• [Work to be completed]: Leave out the pictures and repeat the rest of the material exactly.

• [Record excerpts]:
Begin
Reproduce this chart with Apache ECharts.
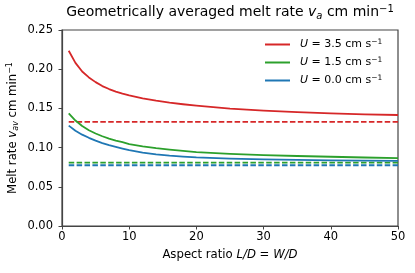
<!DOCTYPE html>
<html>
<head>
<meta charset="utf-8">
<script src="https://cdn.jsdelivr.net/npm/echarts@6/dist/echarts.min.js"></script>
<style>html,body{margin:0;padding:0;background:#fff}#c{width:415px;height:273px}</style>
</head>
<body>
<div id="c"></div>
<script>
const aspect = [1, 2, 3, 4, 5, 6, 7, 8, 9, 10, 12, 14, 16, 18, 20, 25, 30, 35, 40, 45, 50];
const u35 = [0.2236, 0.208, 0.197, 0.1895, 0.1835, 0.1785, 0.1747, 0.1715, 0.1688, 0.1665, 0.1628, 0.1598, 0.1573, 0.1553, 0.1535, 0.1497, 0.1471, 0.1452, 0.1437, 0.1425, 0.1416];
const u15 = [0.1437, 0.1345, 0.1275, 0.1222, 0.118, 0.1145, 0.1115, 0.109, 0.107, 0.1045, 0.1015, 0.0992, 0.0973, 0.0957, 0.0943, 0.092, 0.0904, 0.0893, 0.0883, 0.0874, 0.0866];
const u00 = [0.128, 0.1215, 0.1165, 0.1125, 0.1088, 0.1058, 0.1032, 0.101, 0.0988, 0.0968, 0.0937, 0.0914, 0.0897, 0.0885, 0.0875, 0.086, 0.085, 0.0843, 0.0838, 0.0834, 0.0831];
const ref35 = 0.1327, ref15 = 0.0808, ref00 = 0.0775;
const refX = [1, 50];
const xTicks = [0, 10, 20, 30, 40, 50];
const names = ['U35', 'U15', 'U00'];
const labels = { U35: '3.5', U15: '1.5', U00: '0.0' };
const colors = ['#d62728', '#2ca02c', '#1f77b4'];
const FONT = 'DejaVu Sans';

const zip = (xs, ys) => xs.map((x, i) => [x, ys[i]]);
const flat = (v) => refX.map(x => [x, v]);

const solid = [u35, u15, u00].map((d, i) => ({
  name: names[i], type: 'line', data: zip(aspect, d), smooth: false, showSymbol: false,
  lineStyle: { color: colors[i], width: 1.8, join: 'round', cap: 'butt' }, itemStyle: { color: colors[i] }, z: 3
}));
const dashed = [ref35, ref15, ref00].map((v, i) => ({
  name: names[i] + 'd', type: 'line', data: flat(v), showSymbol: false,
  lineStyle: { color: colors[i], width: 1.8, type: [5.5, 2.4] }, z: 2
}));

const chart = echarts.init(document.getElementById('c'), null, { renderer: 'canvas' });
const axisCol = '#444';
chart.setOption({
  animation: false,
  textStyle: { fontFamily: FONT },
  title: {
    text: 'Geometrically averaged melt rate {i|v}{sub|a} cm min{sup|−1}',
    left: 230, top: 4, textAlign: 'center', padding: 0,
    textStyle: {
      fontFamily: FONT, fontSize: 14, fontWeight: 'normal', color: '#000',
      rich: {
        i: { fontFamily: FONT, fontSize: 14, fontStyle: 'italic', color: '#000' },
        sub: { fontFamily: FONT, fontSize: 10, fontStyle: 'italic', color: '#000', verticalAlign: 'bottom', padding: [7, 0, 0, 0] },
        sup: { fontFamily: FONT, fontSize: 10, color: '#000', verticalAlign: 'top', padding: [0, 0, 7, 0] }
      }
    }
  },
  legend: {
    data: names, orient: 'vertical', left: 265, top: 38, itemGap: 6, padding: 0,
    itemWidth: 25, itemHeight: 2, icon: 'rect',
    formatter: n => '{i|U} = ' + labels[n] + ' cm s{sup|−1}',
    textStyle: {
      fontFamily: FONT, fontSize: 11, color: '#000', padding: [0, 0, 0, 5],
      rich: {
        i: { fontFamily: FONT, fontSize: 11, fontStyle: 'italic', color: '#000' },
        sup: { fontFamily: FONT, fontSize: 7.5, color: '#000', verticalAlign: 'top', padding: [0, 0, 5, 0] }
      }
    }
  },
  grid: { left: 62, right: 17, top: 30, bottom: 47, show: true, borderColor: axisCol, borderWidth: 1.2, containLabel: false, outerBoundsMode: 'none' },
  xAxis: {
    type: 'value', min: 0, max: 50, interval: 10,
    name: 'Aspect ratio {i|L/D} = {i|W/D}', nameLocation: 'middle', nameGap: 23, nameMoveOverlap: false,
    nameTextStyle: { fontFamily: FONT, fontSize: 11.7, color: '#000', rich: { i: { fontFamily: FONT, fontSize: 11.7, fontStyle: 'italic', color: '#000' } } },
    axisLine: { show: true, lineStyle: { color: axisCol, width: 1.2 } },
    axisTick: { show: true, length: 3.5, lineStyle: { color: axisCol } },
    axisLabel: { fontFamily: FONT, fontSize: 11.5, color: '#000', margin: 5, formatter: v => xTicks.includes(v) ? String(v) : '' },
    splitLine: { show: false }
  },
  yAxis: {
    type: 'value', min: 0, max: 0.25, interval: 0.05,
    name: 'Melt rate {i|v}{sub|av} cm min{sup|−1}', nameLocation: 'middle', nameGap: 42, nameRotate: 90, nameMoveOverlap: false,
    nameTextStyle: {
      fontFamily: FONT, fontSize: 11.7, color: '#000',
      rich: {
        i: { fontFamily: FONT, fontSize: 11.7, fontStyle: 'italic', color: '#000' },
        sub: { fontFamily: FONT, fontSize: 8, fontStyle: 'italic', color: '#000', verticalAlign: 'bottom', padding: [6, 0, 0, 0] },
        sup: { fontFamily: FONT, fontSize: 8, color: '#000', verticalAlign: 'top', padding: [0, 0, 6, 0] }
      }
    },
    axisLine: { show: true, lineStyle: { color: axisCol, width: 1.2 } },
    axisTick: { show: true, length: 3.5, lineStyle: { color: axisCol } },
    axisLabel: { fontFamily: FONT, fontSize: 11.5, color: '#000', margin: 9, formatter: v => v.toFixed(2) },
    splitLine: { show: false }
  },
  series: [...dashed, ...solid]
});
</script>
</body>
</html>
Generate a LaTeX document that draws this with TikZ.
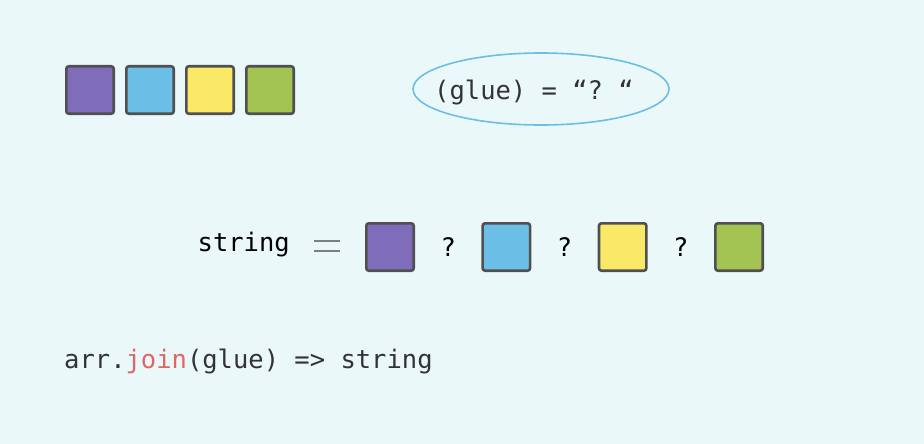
End
• [Answer to the problem]:
Reproduce this chart with Apache ECharts.
<!DOCTYPE html>
<html>
<head>
<meta charset="utf-8">
<script src="https://cdn.jsdelivr.net/npm/echarts@6/dist/echarts.min.js"></script>
<style>html,body{margin:0;padding:0;background:#fff}#c{width:415px;height:273px}</style>
</head>
<body>
<div id="c"></div>
<script>
const aspect = [1, 2, 3, 4, 5, 6, 7, 8, 9, 10, 12, 14, 16, 18, 20, 25, 30, 35, 40, 45, 50];
const u35 = [0.2236, 0.208, 0.197, 0.1895, 0.1835, 0.1785, 0.1747, 0.1715, 0.1688, 0.1665, 0.1628, 0.1598, 0.1573, 0.1553, 0.1535, 0.1497, 0.1471, 0.1452, 0.1437, 0.1425, 0.1416];
const u15 = [0.1437, 0.1345, 0.1275, 0.1222, 0.118, 0.1145, 0.1115, 0.109, 0.107, 0.1045, 0.1015, 0.0992, 0.0973, 0.0957, 0.0943, 0.092, 0.0904, 0.0893, 0.0883, 0.0874, 0.0866];
const u00 = [0.128, 0.1215, 0.1165, 0.1125, 0.1088, 0.1058, 0.1032, 0.101, 0.0988, 0.0968, 0.0937, 0.0914, 0.0897, 0.0885, 0.0875, 0.086, 0.085, 0.0843, 0.0838, 0.0834, 0.0831];
const ref35 = 0.1327, ref15 = 0.0808, ref00 = 0.0775;
const refX = [1, 50];
const xTicks = [0, 10, 20, 30, 40, 50];
const names = ['U35', 'U15', 'U00'];
const labels = { U35: '3.5', U15: '1.5', U00: '0.0' };
const colors = ['#d62728', '#2ca02c', '#1f77b4'];
const FONT = 'DejaVu Sans';

const zip = (xs, ys) => xs.map((x, i) => [x, ys[i]]);
const flat = (v) => refX.map(x => [x, v]);

const solid = [u35, u15, u00].map((d, i) => ({
  name: names[i], type: 'line', data: zip(aspect, d), smooth: false, showSymbol: false,
  lineStyle: { color: colors[i], width: 1.8, join: 'round', cap: 'butt' }, itemStyle: { color: colors[i] }, z: 3
}));
const dashed = [ref35, ref15, ref00].map((v, i) => ({
  name: names[i] + 'd', type: 'line', data: flat(v), showSymbol: false,
  lineStyle: { color: colors[i], width: 1.8, type: [5.5, 2.4] }, z: 2
}));

const chart = echarts.init(document.getElementById('c'), null, { renderer: 'canvas' });
const axisCol = '#444';
chart.setOption({
  animation: false,
  textStyle: { fontFamily: FONT },
  title: {
    text: 'Geometrically averaged melt rate {i|v}{sub|a} cm min{sup|−1}',
    left: 230, top: 4, textAlign: 'center', padding: 0,
    textStyle: {
      fontFamily: FONT, fontSize: 14, fontWeight: 'normal', color: '#000',
      rich: {
        i: { fontFamily: FONT, fontSize: 14, fontStyle: 'italic', color: '#000' },
        sub: { fontFamily: FONT, fontSize: 10, fontStyle: 'italic', color: '#000', verticalAlign: 'bottom', padding: [7, 0, 0, 0] },
        sup: { fontFamily: FONT, fontSize: 10, color: '#000', verticalAlign: 'top', padding: [0, 0, 7, 0] }
      }
    }
  },
  legend: {
    data: names, orient: 'vertical', left: 265, top: 38, itemGap: 6, padding: 0,
    itemWidth: 25, itemHeight: 2, icon: 'rect',
    formatter: n => '{i|U} = ' + labels[n] + ' cm s{sup|−1}',
    textStyle: {
      fontFamily: FONT, fontSize: 11, color: '#000', padding: [0, 0, 0, 5],
      rich: {
        i: { fontFamily: FONT, fontSize: 11, fontStyle: 'italic', color: '#000' },
        sup: { fontFamily: FONT, fontSize: 7.5, color: '#000', verticalAlign: 'top', padding: [0, 0, 5, 0] }
      }
    }
  },
  grid: { left: 62, right: 17, top: 30, bottom: 47, show: true, borderColor: axisCol, borderWidth: 1.2, containLabel: false, outerBoundsMode: 'none' },
  xAxis: {
    type: 'value', min: 0, max: 50, interval: 10,
    name: 'Aspect ratio {i|L/D} = {i|W/D}', nameLocation: 'middle', nameGap: 23, nameMoveOverlap: false,
    nameTextStyle: { fontFamily: FONT, fontSize: 11.7, color: '#000', rich: { i: { fontFamily: FONT, fontSize: 11.7, fontStyle: 'italic', color: '#000' } } },
    axisLine: { show: true, lineStyle: { color: axisCol, width: 1.2 } },
    axisTick: { show: true, length: 3.5, lineStyle: { color: axisCol } },
    axisLabel: { fontFamily: FONT, fontSize: 11.5, color: '#000', margin: 5, formatter: v => xTicks.includes(v) ? String(v) : '' },
    splitLine: { show: false }
  },
  yAxis: {
    type: 'value', min: 0, max: 0.25, interval: 0.05,
    name: 'Melt rate {i|v}{sub|av} cm min{sup|−1}', nameLocation: 'middle', nameGap: 42, nameRotate: 90, nameMoveOverlap: false,
    nameTextStyle: {
      fontFamily: FONT, fontSize: 11.7, color: '#000',
      rich: {
        i: { fontFamily: FONT, fontSize: 11.7, fontStyle: 'italic', color: '#000' },
        sub: { fontFamily: FONT, fontSize: 8, fontStyle: 'italic', color: '#000', verticalAlign: 'bottom', padding: [6, 0, 0, 0] },
        sup: { fontFamily: FONT, fontSize: 8, color: '#000', verticalAlign: 'top', padding: [0, 0, 6, 0] }
      }
    },
    axisLine: { show: true, lineStyle: { color: axisCol, width: 1.2 } },
    axisTick: { show: true, length: 3.5, lineStyle: { color: axisCol } },
    axisLabel: { fontFamily: FONT, fontSize: 11.5, color: '#000', margin: 9, formatter: v => v.toFixed(2) },
    splitLine: { show: false }
  },
  series: [...dashed, ...solid]
});
</script>
</body>
</html>
Generate a LaTeX document that draws this with TikZ.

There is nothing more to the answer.